▶ _Task instructions_: Transcribe all of the material exactly. Any picture in it should be left out.

▶ _Data lines_:
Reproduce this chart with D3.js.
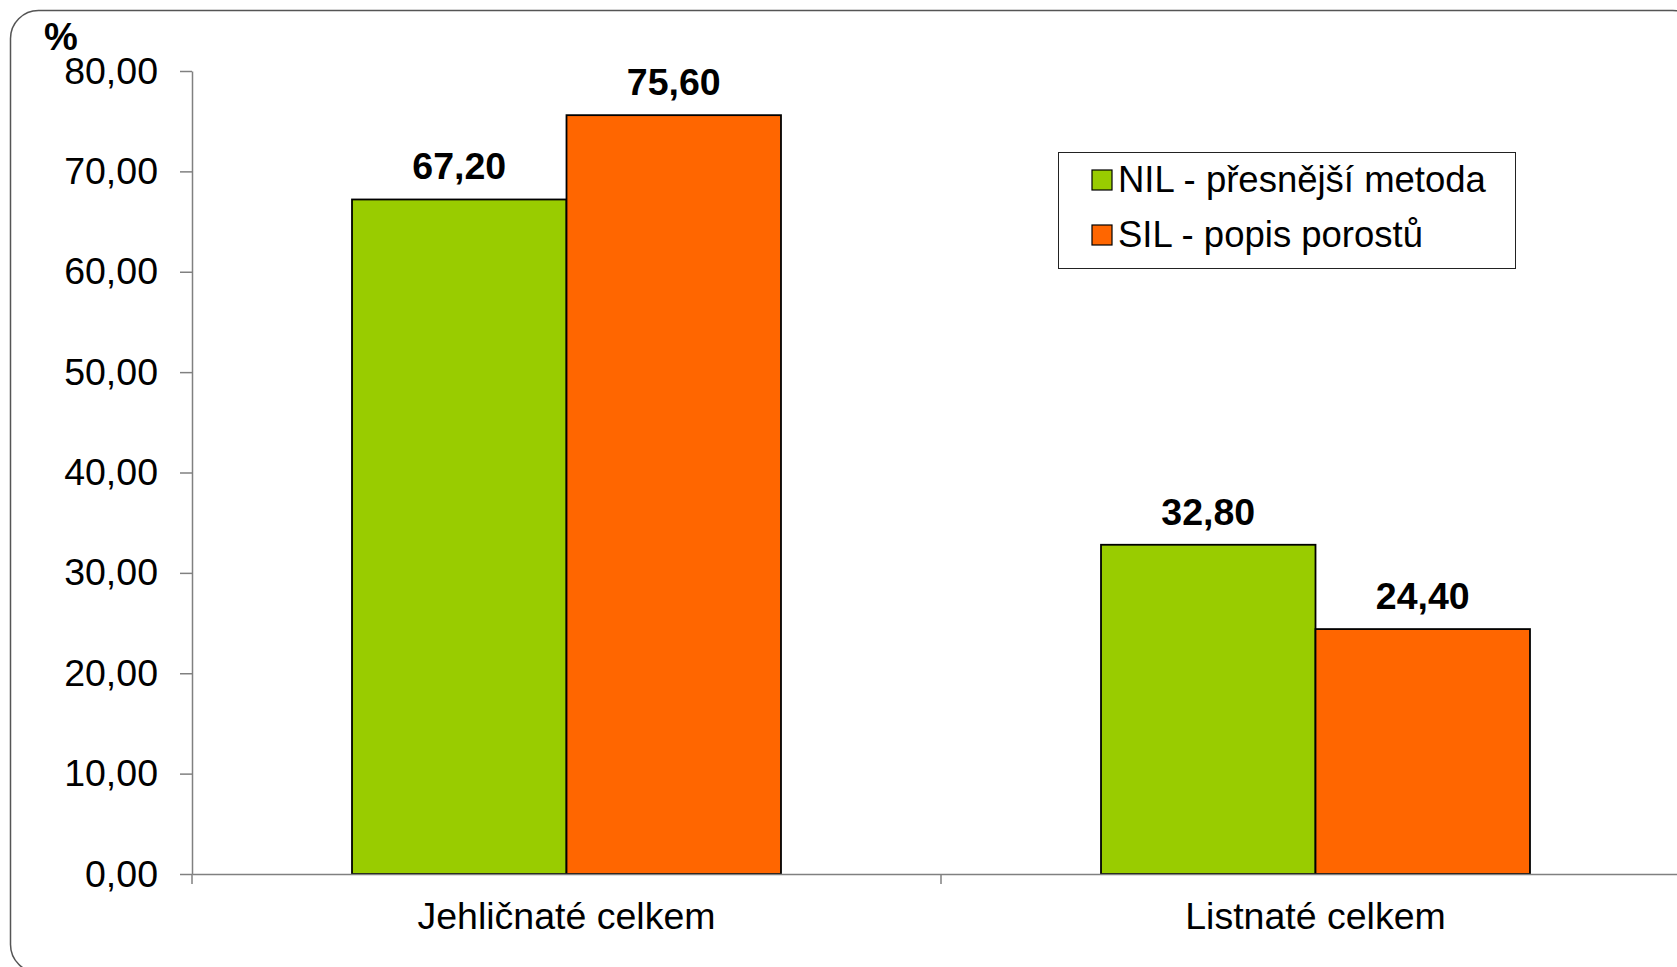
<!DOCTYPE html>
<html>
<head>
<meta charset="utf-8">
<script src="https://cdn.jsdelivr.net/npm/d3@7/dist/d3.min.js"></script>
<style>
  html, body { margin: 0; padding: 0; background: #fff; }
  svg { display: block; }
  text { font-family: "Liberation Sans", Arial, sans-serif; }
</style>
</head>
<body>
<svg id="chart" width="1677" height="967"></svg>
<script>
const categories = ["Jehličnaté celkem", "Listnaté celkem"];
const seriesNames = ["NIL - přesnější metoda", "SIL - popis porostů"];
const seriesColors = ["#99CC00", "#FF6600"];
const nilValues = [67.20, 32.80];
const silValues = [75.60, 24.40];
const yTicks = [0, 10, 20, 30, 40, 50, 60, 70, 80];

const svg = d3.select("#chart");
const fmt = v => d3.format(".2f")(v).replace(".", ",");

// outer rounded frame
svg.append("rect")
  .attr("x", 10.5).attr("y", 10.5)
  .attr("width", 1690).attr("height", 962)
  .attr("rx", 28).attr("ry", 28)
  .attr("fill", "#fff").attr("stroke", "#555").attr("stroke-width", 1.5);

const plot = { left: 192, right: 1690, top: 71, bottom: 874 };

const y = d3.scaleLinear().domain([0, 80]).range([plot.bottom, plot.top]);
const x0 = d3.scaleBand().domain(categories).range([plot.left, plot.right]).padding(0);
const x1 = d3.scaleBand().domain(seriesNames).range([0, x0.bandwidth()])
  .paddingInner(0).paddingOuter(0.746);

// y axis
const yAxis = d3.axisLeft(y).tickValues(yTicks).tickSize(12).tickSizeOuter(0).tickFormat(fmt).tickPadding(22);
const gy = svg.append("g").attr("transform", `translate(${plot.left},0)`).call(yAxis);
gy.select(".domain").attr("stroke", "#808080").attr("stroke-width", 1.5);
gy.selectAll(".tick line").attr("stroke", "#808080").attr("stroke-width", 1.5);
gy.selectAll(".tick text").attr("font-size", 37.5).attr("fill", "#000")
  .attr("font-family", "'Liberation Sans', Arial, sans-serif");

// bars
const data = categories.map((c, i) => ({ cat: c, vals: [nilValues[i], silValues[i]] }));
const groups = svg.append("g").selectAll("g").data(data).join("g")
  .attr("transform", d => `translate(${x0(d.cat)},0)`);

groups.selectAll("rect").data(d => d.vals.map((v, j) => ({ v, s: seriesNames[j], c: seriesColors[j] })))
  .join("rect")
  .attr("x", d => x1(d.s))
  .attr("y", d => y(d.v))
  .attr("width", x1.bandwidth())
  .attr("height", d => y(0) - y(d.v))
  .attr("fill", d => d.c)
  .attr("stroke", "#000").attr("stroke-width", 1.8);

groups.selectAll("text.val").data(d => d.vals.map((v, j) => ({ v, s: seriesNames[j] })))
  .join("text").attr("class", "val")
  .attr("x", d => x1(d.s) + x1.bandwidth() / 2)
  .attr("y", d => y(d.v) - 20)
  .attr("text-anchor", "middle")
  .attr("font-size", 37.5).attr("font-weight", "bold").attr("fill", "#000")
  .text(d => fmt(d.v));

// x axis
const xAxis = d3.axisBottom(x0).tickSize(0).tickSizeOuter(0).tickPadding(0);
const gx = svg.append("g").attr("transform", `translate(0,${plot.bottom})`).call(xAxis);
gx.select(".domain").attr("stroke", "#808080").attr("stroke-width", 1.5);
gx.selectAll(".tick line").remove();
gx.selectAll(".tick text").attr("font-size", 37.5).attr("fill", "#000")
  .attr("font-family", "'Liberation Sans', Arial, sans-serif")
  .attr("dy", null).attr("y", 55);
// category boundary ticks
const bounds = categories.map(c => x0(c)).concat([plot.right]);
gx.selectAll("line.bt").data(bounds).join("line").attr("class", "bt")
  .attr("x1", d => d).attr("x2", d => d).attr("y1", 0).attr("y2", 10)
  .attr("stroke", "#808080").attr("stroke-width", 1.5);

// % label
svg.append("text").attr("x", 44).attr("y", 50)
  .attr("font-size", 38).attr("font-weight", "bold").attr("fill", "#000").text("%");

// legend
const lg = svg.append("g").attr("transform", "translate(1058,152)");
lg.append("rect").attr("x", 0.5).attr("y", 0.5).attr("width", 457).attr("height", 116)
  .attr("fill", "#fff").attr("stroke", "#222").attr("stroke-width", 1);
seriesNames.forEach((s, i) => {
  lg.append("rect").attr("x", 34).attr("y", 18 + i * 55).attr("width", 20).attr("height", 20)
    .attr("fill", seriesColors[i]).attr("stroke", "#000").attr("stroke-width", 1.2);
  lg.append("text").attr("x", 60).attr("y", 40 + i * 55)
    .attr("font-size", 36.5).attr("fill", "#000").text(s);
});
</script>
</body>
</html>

▶ _The completed task_:
Reproduce this chart with D3.js.
<!DOCTYPE html>
<html>
<head>
<meta charset="utf-8">
<script src="https://cdn.jsdelivr.net/npm/d3@7/dist/d3.min.js"></script>
<style>
  html, body { margin: 0; padding: 0; background: #fff; }
  svg { display: block; }
  text { font-family: "Liberation Sans", Arial, sans-serif; }
</style>
</head>
<body>
<svg id="chart" width="1677" height="967"></svg>
<script>
const categories = ["Jehličnaté celkem", "Listnaté celkem"];
const seriesNames = ["NIL - přesnější metoda", "SIL - popis porostů"];
const seriesColors = ["#99CC00", "#FF6600"];
const nilValues = [67.20, 32.80];
const silValues = [75.60, 24.40];
const yTicks = [0, 10, 20, 30, 40, 50, 60, 70, 80];

const svg = d3.select("#chart");
const fmt = v => d3.format(".2f")(v).replace(".", ",");

// outer rounded frame
svg.append("rect")
  .attr("x", 10.5).attr("y", 10.5)
  .attr("width", 1690).attr("height", 962)
  .attr("rx", 28).attr("ry", 28)
  .attr("fill", "#fff").attr("stroke", "#555").attr("stroke-width", 1.5);

const plot = { left: 192, right: 1690, top: 71, bottom: 874 };

const y = d3.scaleLinear().domain([0, 80]).range([plot.bottom, plot.top]);
const x0 = d3.scaleBand().domain(categories).range([plot.left, plot.right]).padding(0);
const x1 = d3.scaleBand().domain(seriesNames).range([0, x0.bandwidth()])
  .paddingInner(0).paddingOuter(0.746);

// y axis
const yAxis = d3.axisLeft(y).tickValues(yTicks).tickSize(12).tickSizeOuter(0).tickFormat(fmt).tickPadding(22);
const gy = svg.append("g").attr("transform", `translate(${plot.left},0)`).call(yAxis);
gy.select(".domain").attr("stroke", "#808080").attr("stroke-width", 1.5);
gy.selectAll(".tick line").attr("stroke", "#808080").attr("stroke-width", 1.5);
gy.selectAll(".tick text").attr("font-size", 37.5).attr("fill", "#000")
  .attr("font-family", "'Liberation Sans', Arial, sans-serif");

// bars
const data = categories.map((c, i) => ({ cat: c, vals: [nilValues[i], silValues[i]] }));
const groups = svg.append("g").selectAll("g").data(data).join("g")
  .attr("transform", d => `translate(${x0(d.cat)},0)`);

groups.selectAll("rect").data(d => d.vals.map((v, j) => ({ v, s: seriesNames[j], c: seriesColors[j] })))
  .join("rect")
  .attr("x", d => x1(d.s))
  .attr("y", d => y(d.v))
  .attr("width", x1.bandwidth())
  .attr("height", d => y(0) - y(d.v))
  .attr("fill", d => d.c)
  .attr("stroke", "#000").attr("stroke-width", 1.8);

groups.selectAll("text.val").data(d => d.vals.map((v, j) => ({ v, s: seriesNames[j] })))
  .join("text").attr("class", "val")
  .attr("x", d => x1(d.s) + x1.bandwidth() / 2)
  .attr("y", d => y(d.v) - 20)
  .attr("text-anchor", "middle")
  .attr("font-size", 37.5).attr("font-weight", "bold").attr("fill", "#000")
  .text(d => fmt(d.v));

// x axis
const xAxis = d3.axisBottom(x0).tickSize(0).tickSizeOuter(0).tickPadding(0);
const gx = svg.append("g").attr("transform", `translate(0,${plot.bottom})`).call(xAxis);
gx.select(".domain").attr("stroke", "#808080").attr("stroke-width", 1.5);
gx.selectAll(".tick line").remove();
gx.selectAll(".tick text").attr("font-size", 37.5).attr("fill", "#000")
  .attr("font-family", "'Liberation Sans', Arial, sans-serif")
  .attr("dy", null).attr("y", 55);
// category boundary ticks
const bounds = categories.map(c => x0(c)).concat([plot.right]);
gx.selectAll("line.bt").data(bounds).join("line").attr("class", "bt")
  .attr("x1", d => d).attr("x2", d => d).attr("y1", 0).attr("y2", 10)
  .attr("stroke", "#808080").attr("stroke-width", 1.5);

// % label
svg.append("text").attr("x", 44).attr("y", 50)
  .attr("font-size", 38).attr("font-weight", "bold").attr("fill", "#000").text("%");

// legend
const lg = svg.append("g").attr("transform", "translate(1058,152)");
lg.append("rect").attr("x", 0.5).attr("y", 0.5).attr("width", 457).attr("height", 116)
  .attr("fill", "#fff").attr("stroke", "#222").attr("stroke-width", 1);
seriesNames.forEach((s, i) => {
  lg.append("rect").attr("x", 34).attr("y", 18 + i * 55).attr("width", 20).attr("height", 20)
    .attr("fill", seriesColors[i]).attr("stroke", "#000").attr("stroke-width", 1.2);
  lg.append("text").attr("x", 60).attr("y", 40 + i * 55)
    .attr("font-size", 36.5).attr("fill", "#000").text(s);
});
</script>
</body>
</html>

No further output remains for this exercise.